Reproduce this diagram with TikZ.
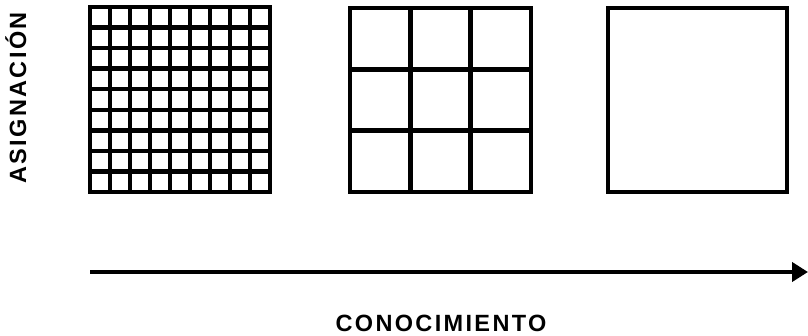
\documentclass[tikz,border=0pt]{standalone}
\usepackage{fontspec}
\setmainfont{Liberation Sans}
\newfontfamily\rotulo{Liberation Sans}[LetterSpace=10]
\usetikzlibrary{arrows.meta}
\tikzset{
  rejilla/.style={line width=4.5pt, line join=miter},
  etiqueta/.style={font=\rotulo\bfseries\fontsize{23.5}{26}\selectfont, inner sep=0pt},
}
\begin{document}
\begin{tikzpicture}[x=1pt,y=-1pt]
\useasboundingbox (0,0) rectangle (808,336);
% Rejilla fina (9x9)
\draw[rejilla] (90,7) rectangle (270,192);
\foreach \i in {1,...,8} {
  \draw[rejilla] (90+20*\i,7) -- (90+20*\i,192);
  \draw[rejilla] (90,7+20.556*\i) -- (270,7+20.556*\i);
}
% Rejilla media (3x3)
\draw[rejilla] (350,8) rectangle (531,192);
\foreach \i in {1,2} {
  \draw[rejilla] (350+60.33*\i,8) -- (350+60.33*\i,192);
  \draw[rejilla] (350,8+61.33*\i) -- (531,8+61.33*\i);
}
% Cuadro unico
\draw[rejilla] (608,8) rectangle (787,192);
% Eje
\coordinate (inicio) at (90,272);
\coordinate (fin) at (808,272);
\draw[line width=4.5pt, -{Triangle[length=16pt,width=19pt]}] (inicio) -- (fin);
% Rotulos
\node[etiqueta, rotate=90, anchor=base] (asignacion) at (26,98) {ASIGNACIÓN};
\node[etiqueta, anchor=base] (conocimiento) at (441,332) {CONOCIMIENTO};
\end{tikzpicture}
\end{document}
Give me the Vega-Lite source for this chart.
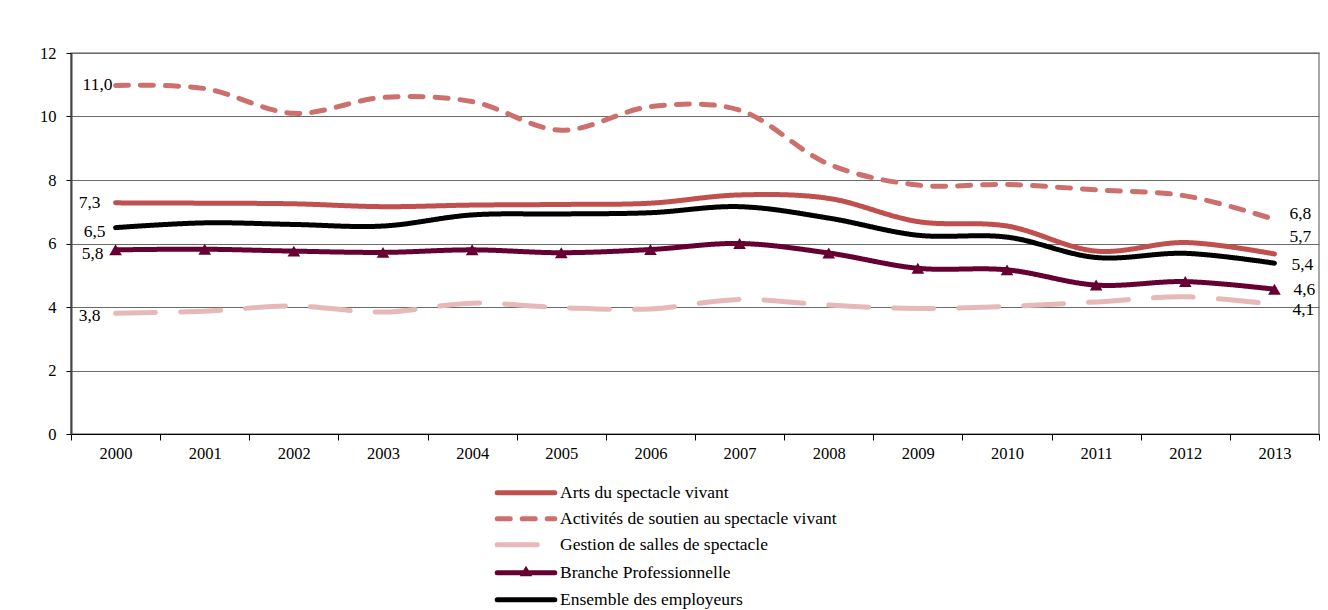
{
  "$schema": "https://vega.github.io/schema/vega-lite/v6.json",
  "width": 1248,
  "height": 381,
  "autosize": {"type": "none"},
  "padding": {"left": 71, "top": 53, "right": 9, "bottom": 176},
  "background": "white",
  "config": {
    "locale": {"number": {"decimal": ",", "thousands": " ", "grouping": [3], "currency": ["", " €"]}},
    "view": {"stroke": "#8c8c8c", "strokeWidth": 1.5},
    "font": "Liberation Serif",
    "axis": {"labelFont": "Liberation Serif", "labelColor": "#000", "labelFontSize": 16.5}
  },
  "data": {"values": [
    {"annee": "2000", "serie": "Arts du spectacle vivant", "taux": 7.28},
    {"annee": "2001", "serie": "Arts du spectacle vivant", "taux": 7.27},
    {"annee": "2002", "serie": "Arts du spectacle vivant", "taux": 7.25},
    {"annee": "2003", "serie": "Arts du spectacle vivant", "taux": 7.16},
    {"annee": "2004", "serie": "Arts du spectacle vivant", "taux": 7.21},
    {"annee": "2005", "serie": "Arts du spectacle vivant", "taux": 7.23},
    {"annee": "2006", "serie": "Arts du spectacle vivant", "taux": 7.27},
    {"annee": "2007", "serie": "Arts du spectacle vivant", "taux": 7.53},
    {"annee": "2008", "serie": "Arts du spectacle vivant", "taux": 7.42},
    {"annee": "2009", "serie": "Arts du spectacle vivant", "taux": 6.69},
    {"annee": "2010", "serie": "Arts du spectacle vivant", "taux": 6.55},
    {"annee": "2011", "serie": "Arts du spectacle vivant", "taux": 5.76},
    {"annee": "2012", "serie": "Arts du spectacle vivant", "taux": 6.03},
    {"annee": "2013", "serie": "Arts du spectacle vivant", "taux": 5.67},
    {"annee": "2000", "serie": "Activités de soutien au spectacle vivant", "taux": 10.98},
    {"annee": "2001", "serie": "Activités de soutien au spectacle vivant", "taux": 10.88},
    {"annee": "2002", "serie": "Activités de soutien au spectacle vivant", "taux": 10.1},
    {"annee": "2003", "serie": "Activités de soutien au spectacle vivant", "taux": 10.6},
    {"annee": "2004", "serie": "Activités de soutien au spectacle vivant", "taux": 10.47},
    {"annee": "2005", "serie": "Activités de soutien au spectacle vivant", "taux": 9.57},
    {"annee": "2006", "serie": "Activités de soutien au spectacle vivant", "taux": 10.31},
    {"annee": "2007", "serie": "Activités de soutien au spectacle vivant", "taux": 10.2},
    {"annee": "2008", "serie": "Activités de soutien au spectacle vivant", "taux": 8.5},
    {"annee": "2009", "serie": "Activités de soutien au spectacle vivant", "taux": 7.84},
    {"annee": "2010", "serie": "Activités de soutien au spectacle vivant", "taux": 7.86},
    {"annee": "2011", "serie": "Activités de soutien au spectacle vivant", "taux": 7.69},
    {"annee": "2012", "serie": "Activités de soutien au spectacle vivant", "taux": 7.5},
    {"annee": "2013", "serie": "Activités de soutien au spectacle vivant", "taux": 6.76},
    {"annee": "2000", "serie": "Gestion de salles de spectacle", "taux": 3.8},
    {"annee": "2001", "serie": "Gestion de salles de spectacle", "taux": 3.87},
    {"annee": "2002", "serie": "Gestion de salles de spectacle", "taux": 4.03},
    {"annee": "2003", "serie": "Gestion de salles de spectacle", "taux": 3.84},
    {"annee": "2004", "serie": "Gestion de salles de spectacle", "taux": 4.12},
    {"annee": "2005", "serie": "Gestion de salles de spectacle", "taux": 3.98},
    {"annee": "2006", "serie": "Gestion de salles de spectacle", "taux": 3.94},
    {"annee": "2007", "serie": "Gestion de salles de spectacle", "taux": 4.24},
    {"annee": "2008", "serie": "Gestion de salles de spectacle", "taux": 4.06},
    {"annee": "2009", "serie": "Gestion de salles de spectacle", "taux": 3.95},
    {"annee": "2010", "serie": "Gestion de salles de spectacle", "taux": 4.02},
    {"annee": "2011", "serie": "Gestion de salles de spectacle", "taux": 4.16},
    {"annee": "2012", "serie": "Gestion de salles de spectacle", "taux": 4.32},
    {"annee": "2013", "serie": "Gestion de salles de spectacle", "taux": 4.08},
    {"annee": "2000", "serie": "Branche Professionnelle", "taux": 5.8},
    {"annee": "2001", "serie": "Branche Professionnelle", "taux": 5.82},
    {"annee": "2002", "serie": "Branche Professionnelle", "taux": 5.76},
    {"annee": "2003", "serie": "Branche Professionnelle", "taux": 5.72},
    {"annee": "2004", "serie": "Branche Professionnelle", "taux": 5.8},
    {"annee": "2005", "serie": "Branche Professionnelle", "taux": 5.71},
    {"annee": "2006", "serie": "Branche Professionnelle", "taux": 5.81},
    {"annee": "2007", "serie": "Branche Professionnelle", "taux": 6.0},
    {"annee": "2008", "serie": "Branche Professionnelle", "taux": 5.7},
    {"annee": "2009", "serie": "Branche Professionnelle", "taux": 5.22},
    {"annee": "2010", "serie": "Branche Professionnelle", "taux": 5.17},
    {"annee": "2011", "serie": "Branche Professionnelle", "taux": 4.69},
    {"annee": "2012", "serie": "Branche Professionnelle", "taux": 4.8},
    {"annee": "2013", "serie": "Branche Professionnelle", "taux": 4.56},
    {"annee": "2000", "serie": "Ensemble des employeurs", "taux": 6.5},
    {"annee": "2001", "serie": "Ensemble des employeurs", "taux": 6.65},
    {"annee": "2002", "serie": "Ensemble des employeurs", "taux": 6.6},
    {"annee": "2003", "serie": "Ensemble des employeurs", "taux": 6.55},
    {"annee": "2004", "serie": "Ensemble des employeurs", "taux": 6.9},
    {"annee": "2005", "serie": "Ensemble des employeurs", "taux": 6.93},
    {"annee": "2006", "serie": "Ensemble des employeurs", "taux": 6.97},
    {"annee": "2007", "serie": "Ensemble des employeurs", "taux": 7.16},
    {"annee": "2008", "serie": "Ensemble des employeurs", "taux": 6.8},
    {"annee": "2009", "serie": "Ensemble des employeurs", "taux": 6.26},
    {"annee": "2010", "serie": "Ensemble des employeurs", "taux": 6.2},
    {"annee": "2011", "serie": "Ensemble des employeurs", "taux": 5.56},
    {"annee": "2012", "serie": "Ensemble des employeurs", "taux": 5.69},
    {"annee": "2013", "serie": "Ensemble des employeurs", "taux": 5.38}
  ]},
  "encoding": {
    "x": {
      "field": "annee", "type": "ordinal", "bandPosition": 0.5,
      "scale": {"type": "band", "paddingInner": 0, "paddingOuter": 0},
      "axis": {"title": null, "labelAngle": 0, "tickBand": "extent", "domainColor": "#000", "domainWidth": 1, "tickColor": "#000", "tickSize": 6, "labelPadding": 5, "grid": false}
    },
    "y": {
      "field": "taux", "type": "quantitative",
      "scale": {"domain": [0, 12], "nice": false},
      "axis": {"title": null, "values": [0, 2, 4, 6, 8, 10, 12], "format": "d", "domainColor": "#444", "domainWidth": 2, "tickColor": "#000", "tickSize": 5, "labelPadding": 10, "gridColor": "#6a6a6a", "gridWidth": 1}
    }
  },
  "layer": [
    {
      "mark": {"type": "line", "interpolate": "catmull-rom", "strokeWidth": 5, "strokeCap": "round", "strokeJoin": "round"},
      "encoding": {
        "color": {
          "field": "serie", "type": "nominal",
          "scale": {"domain": ["Arts du spectacle vivant", "Activités de soutien au spectacle vivant", "Gestion de salles de spectacle", "Branche Professionnelle", "Ensemble des employeurs"],
                    "range": ["#c0504d", "#cc6f6d", "#e6b8b7", "#660033", "#000000"]},
          "legend": {"title": null, "orient": "none", "legendX": 426, "legendY": 431, "padding": 0, "direction": "vertical", "symbolType": "M-9.6,0H9.6", "symbolSize": 36, "symbolStrokeWidth": 5, "labelFont": "Liberation Serif", "labelFontSize": 17.5, "labelColor": "#000", "rowPadding": 5, "labelOffset": 4, "labelLimit": 500,
            "encode": {
              "symbols": {"update": {"x": {"value": 29}, "strokeCap": {"value": "round"},
                "shape": {"signal": "datum.value == 'Branche Professionnelle' ? 'M-9.6,0H9.6M-0.6,0.3L0,-0.7L0.6,0.3Z' : 'M-9.6,0H9.6'"},
                "fill": {"signal": "datum.value == 'Branche Professionnelle' ? '#660033' : 'transparent'"}}},
              "labels": {"update": {"x": {"value": 63}}}
            }}
        },
        "strokeDash": {
          "field": "serie", "type": "nominal",
          "scale": {"domain": ["Arts du spectacle vivant", "Activités de soutien au spectacle vivant", "Gestion de salles de spectacle", "Branche Professionnelle", "Ensemble des employeurs"],
                    "range": [[1, 0], [13, 12], [40, 25], [1, 0], [1, 0]]},
          "legend": {"title": null, "orient": "none", "legendX": 426, "legendY": 431, "padding": 0, "direction": "vertical", "symbolType": "M-9.6,0H9.6", "symbolSize": 36, "symbolStrokeWidth": 5, "labelFont": "Liberation Serif", "labelFontSize": 17.5, "labelColor": "#000", "rowPadding": 5, "labelOffset": 4, "labelLimit": 500,
            "encode": {
              "symbols": {"update": {"x": {"value": 29}, "strokeCap": {"value": "round"},
                "shape": {"signal": "datum.value == 'Branche Professionnelle' ? 'M-9.6,0H9.6M-0.6,0.3L0,-0.7L0.6,0.3Z' : 'M-9.6,0H9.6'"},
                "fill": {"signal": "datum.value == 'Branche Professionnelle' ? '#660033' : 'transparent'"}}},
              "labels": {"update": {"x": {"value": 63}}}
            }}
        }
      }
    },
    {
      "transform": [{"filter": "datum.serie == 'Branche Professionnelle'"}],
      "mark": {"type": "point", "shape": "triangle-up", "filled": true, "size": 160, "color": "#660033", "opacity": 1}
    },
    {
      "transform": [{"filter": "datum.annee == '2000' && datum.serie == 'Activités de soutien au spectacle vivant'"}],
      "mark": {"type": "text", "align": "right", "baseline": "middle", "dx": -3, "dy": 0, "fontSize": 17.5, "font": "Liberation Serif", "color": "#000"},
      "encoding": {"text": {"field": "taux", "type": "quantitative", "format": ".1f"}}
    },
    {
      "transform": [{"filter": "datum.annee == '2000' && datum.serie == 'Arts du spectacle vivant'"}],
      "mark": {"type": "text", "align": "right", "baseline": "middle", "dx": -15, "dy": 0, "fontSize": 17.5, "font": "Liberation Serif", "color": "#000"},
      "encoding": {"text": {"field": "taux", "type": "quantitative", "format": ".1f"}}
    },
    {
      "transform": [{"filter": "datum.annee == '2000' && datum.serie == 'Ensemble des employeurs'"}],
      "mark": {"type": "text", "align": "right", "baseline": "middle", "dx": -10, "dy": 4, "fontSize": 17.5, "font": "Liberation Serif", "color": "#000"},
      "encoding": {"text": {"field": "taux", "type": "quantitative", "format": ".1f"}}
    },
    {
      "transform": [{"filter": "datum.annee == '2000' && datum.serie == 'Branche Professionnelle'"}],
      "mark": {"type": "text", "align": "right", "baseline": "middle", "dx": -12, "dy": 4, "fontSize": 17.5, "font": "Liberation Serif", "color": "#000"},
      "encoding": {"text": {"field": "taux", "type": "quantitative", "format": ".1f"}}
    },
    {
      "transform": [{"filter": "datum.annee == '2000' && datum.serie == 'Gestion de salles de spectacle'"}],
      "mark": {"type": "text", "align": "right", "baseline": "middle", "dx": -15, "dy": 3, "fontSize": 17.5, "font": "Liberation Serif", "color": "#000"},
      "encoding": {"text": {"field": "taux", "type": "quantitative", "format": ".1f"}}
    },
    {
      "transform": [{"filter": "datum.annee == '2013' && datum.serie == 'Activités de soutien au spectacle vivant'"}],
      "mark": {"type": "text", "align": "left", "baseline": "middle", "dx": 15, "dy": -5, "fontSize": 17.5, "font": "Liberation Serif", "color": "#000"},
      "encoding": {"text": {"field": "taux", "type": "quantitative", "format": ".1f"}}
    },
    {
      "transform": [{"filter": "datum.annee == '2013' && datum.serie == 'Arts du spectacle vivant'"}],
      "mark": {"type": "text", "align": "left", "baseline": "middle", "dx": 15, "dy": -17, "fontSize": 17.5, "font": "Liberation Serif", "color": "#000"},
      "encoding": {"text": {"field": "taux", "type": "quantitative", "format": ".1f"}}
    },
    {
      "transform": [{"filter": "datum.annee == '2013' && datum.serie == 'Ensemble des employeurs'"}],
      "mark": {"type": "text", "align": "left", "baseline": "middle", "dx": 17, "dy": 2, "fontSize": 17.5, "font": "Liberation Serif", "color": "#000"},
      "encoding": {"text": {"field": "taux", "type": "quantitative", "format": ".1f"}}
    },
    {
      "transform": [{"filter": "datum.annee == '2013' && datum.serie == 'Branche Professionnelle'"}],
      "mark": {"type": "text", "align": "left", "baseline": "middle", "dx": 19, "dy": 1, "fontSize": 17.5, "font": "Liberation Serif", "color": "#000"},
      "encoding": {"text": {"field": "taux", "type": "quantitative", "format": ".1f"}}
    },
    {
      "transform": [{"filter": "datum.annee == '2013' && datum.serie == 'Gestion de salles de spectacle'"}],
      "mark": {"type": "text", "align": "left", "baseline": "middle", "dx": 18, "dy": 6, "fontSize": 17.5, "font": "Liberation Serif", "color": "#000"},
      "encoding": {"text": {"field": "taux", "type": "quantitative", "format": ".1f"}}
    }
  ]
}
--
** Task instructions **
Copy each line above that contains the word "this".

** Result **
Reproduce this diagram with TikZ.
Give me the Vega-Lite source for this chart.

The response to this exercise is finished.